By Michael A. Szymanski

I recently shared an issue of the Polish Weekly with a non-Polish friend.  After reading about the controversy stirred up by a public official’s use of the phrase “Polish death camp” when referring to a Nazi concentration camp in Poland during World War II, she asked me what the uproar was about. I explained that, as a Polish American myself and to many other Poles and people of Polish descent, the term “Polish death camp” carries the false implication that such camps were run by Poles. Her reaction was “well, aren’t they just saying that it’s a death camp located in Poland?” She knew that Poles didn’t run death camps, and the “Polish death camps” were located in Poland but were run by the Nazis. When I pointed out that a great number of people didn’t really know that, and could be misled into thinking that someplace like Auschwitz was run by or affiliated with Poles or the Polish authorities, she understood the sensitivity of the issue. This is an example of why we need to be understanding, and not instantly condemning, when we hear someone use the offensive phrase. We should firmly and quickly move to correct the expression, but we should not immediately assume that the person who uses the incorrect phrase purposely means to slander the Polish reputation. Those who do intend the slander and lie, well…that’s another story.

In a related item, this issue we have a book review of “The Auschwitz Volunteer: Beyond Bravery,” a translation by Jarek Garliński of reports by Witold Pilecki written in 1945. Plawecki, a captain in the Polish army, deliberately got himself arrested and sent to Auschwitz so he could report on what went on in the infamous camp. This should make for fascinating reading, and it’s the first time this writing is available in an English translation.
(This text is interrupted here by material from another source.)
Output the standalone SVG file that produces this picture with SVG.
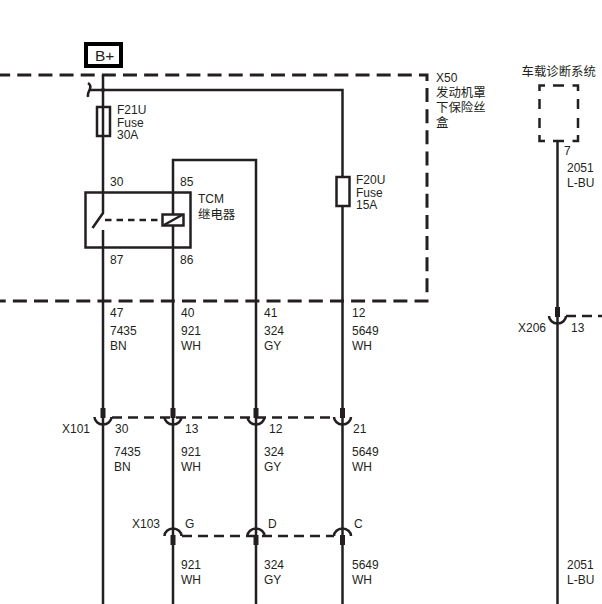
<svg xmlns="http://www.w3.org/2000/svg" width="602" height="604" viewBox="0 0 602 604">
<defs>
<style>
text{font-family:"Liberation Sans","Noto Sans CJK SC",sans-serif;font-size:12px;fill:#231f20}
.c{font-size:12.400px}
.w{fill:none;stroke:#231f20;stroke-width:2.500}
.d{fill:none;stroke:#231f20;stroke-width:3;stroke-dasharray:14 7.140;stroke-dashoffset:3.860}
.d2{fill:none;stroke:#231f20;stroke-width:2.500;stroke-dasharray:10 6}
.p{fill:#231f20}
</style>
<g id="down"><path class="w" d="M-8.500 0A8.500 7.500 0 0 0 8.500 0"/><rect class="p" x="-2.500" y="-9" width="5" height="10"/></g>
<g id="up"><path class="w" d="M-8.500 0A8.500 7.500 0 0 1 8.500 0"/><rect class="p" x="-2.500" y="-1" width="5" height="10"/></g>
</defs>
<g id="connectors">
<path class="w" d="M103 75V192M90 90H342.500V176M342.500 206V604"/>
<path class="w" d="M103 192V213L92.500 228M103 230V604"/>
<path class="w" d="M173 192V214M173 226V604M173 192V160H256V604"/>
<path class="w" stroke-width="2" d="M88 83C91 85 91 87 89.500 90C88 93 87.500 95 88 97"/>
<circle class="p" cx="103" cy="90" r="2"/>
<path class="w" d="M557.500 141V604"/>
<path class="w" stroke-dasharray="6.500 5" d="M105 220H162"/>
</g>
<g id="X50">
<path class="d" d="M0 75H427V301H0"/>
<text x="436" y="82">X50</text>
<text class="c" x="436" y="97">发动机罩</text>
<text class="c" x="436" y="112">下保险丝</text>
<text class="c" x="436" y="127">盒</text>
</g>
<g id="Bplus">
<rect x="86" y="44" width="35" height="22" fill="#fff" stroke="#000" stroke-width="4"/>
<text x="95" y="60.500" style="font-size:15.500px">B+</text>
</g>
<g id="F21U">
<rect class="w" x="97" y="107" width="13" height="29"/>
<text x="117" y="114">F21U</text><text x="117" y="126.500">Fuse</text><text x="117" y="139">30A</text>
</g>
<g id="F20U">
<rect class="w" x="336.500" y="177" width="13" height="29"/>
<text x="356" y="184">F20U</text><text x="356" y="196.500">Fuse</text><text x="356" y="209">15A</text>
</g>
<g id="TCM">
<rect class="w" x="85.500" y="192.500" width="105" height="55"/>
<rect x="162.500" y="214.500" width="21" height="11" fill="#fff" stroke="#231f20" stroke-width="2.500"/>
<path class="w" d="M164 225L182 215"/>
<text x="110" y="186">30</text><text x="180" y="186">85</text>
<text x="110" y="264">87</text><text x="180" y="264">86</text>
<text x="198" y="203">TCM</text><text class="c" x="198" y="219">继电器</text>
</g>
<g id="labels47">
<text x="110" y="317">47</text><text x="110" y="335">7435</text><text x="110" y="350">BN</text>
<text x="181" y="317">40</text><text x="181" y="335">921</text><text x="181" y="350">WH</text>
<text x="264" y="317">41</text><text x="264" y="335">324</text><text x="264" y="350">GY</text>
<text x="352" y="317">12</text><text x="352" y="335">5649</text><text x="352" y="350">WH</text>
</g>
<g id="X101">
<path class="d2" d="M112 417.500H334"/>
<use href="#down" x="103" y="417"/><use href="#down" x="173" y="417"/><use href="#down" x="256" y="417"/><use href="#down" x="342.500" y="417"/>
<text x="62" y="433">X101</text>
<text x="115" y="433">30</text><text x="185" y="433">13</text><text x="269" y="433">12</text><text x="353" y="433">21</text>
<text x="114" y="456">7435</text><text x="114" y="471">BN</text>
<text x="181" y="456">921</text><text x="181" y="471">WH</text>
<text x="264" y="456">324</text><text x="264" y="471">GY</text>
<text x="352" y="456">5649</text><text x="352" y="471">WH</text>
</g>
<g id="X103">
<path class="d2" d="M182 536H334"/>
<use href="#up" x="173" y="536"/><use href="#up" x="256" y="536"/><use href="#up" x="342.500" y="536"/>
<text x="132" y="528">X103</text>
<text x="185" y="528">G</text><text x="268" y="528">D</text><text x="354" y="528">C</text>
<text x="181" y="569">921</text><text x="181" y="584">WH</text>
<text x="264" y="569">324</text><text x="264" y="584">GY</text>
<text x="352" y="569">5649</text><text x="352" y="584">WH</text>
</g>
<g id="diag">
<path class="w" stroke-width="3" d="M539.500 91V85.500H545M553 85.500H564M572.500 85.500H578V91M539.500 99V109M539.500 118V128M578 99V109M578 118V128M539.500 135V141H545M553 141H564M572.500 141H578V135"/>
<text class="c" x="521.500" y="76">车载诊断系统</text>
<text x="564" y="155">7</text><text x="567" y="172">2051</text><text x="567" y="187">L-BU</text>
</g>
<g id="X206">
<path class="d2" d="M566 316H602"/>
<use href="#down" x="557.500" y="316"/>
<text x="518" y="332">X206</text><text x="571" y="332">13</text>
<text x="567" y="569">2051</text><text x="567" y="584">L-BU</text>
</g>
</svg>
It seems to me that this could be the subject for a great movie which would be, as they say, “based on a true story,” and I’ll bet the true story is better than anything a talented screenwriter could “make up.” It’s all about presenting our Polish story to a wider audience.

Recall that Jan Karski is renowned for carrying news of the Holocaust to the Polish government in exile in England and to America during World War II. In this issue’s news from Poland we report on “Jan Karski – A Hero’s Return,” an educational project in Łódź. Karski’s birth centenary is coming up in 2014, and will be celebrated around the world. As we report, earlier this year Jan Karski was posthumously awarded the US Medal of Freedom, America’s top civilian honor, by President Barack Obama.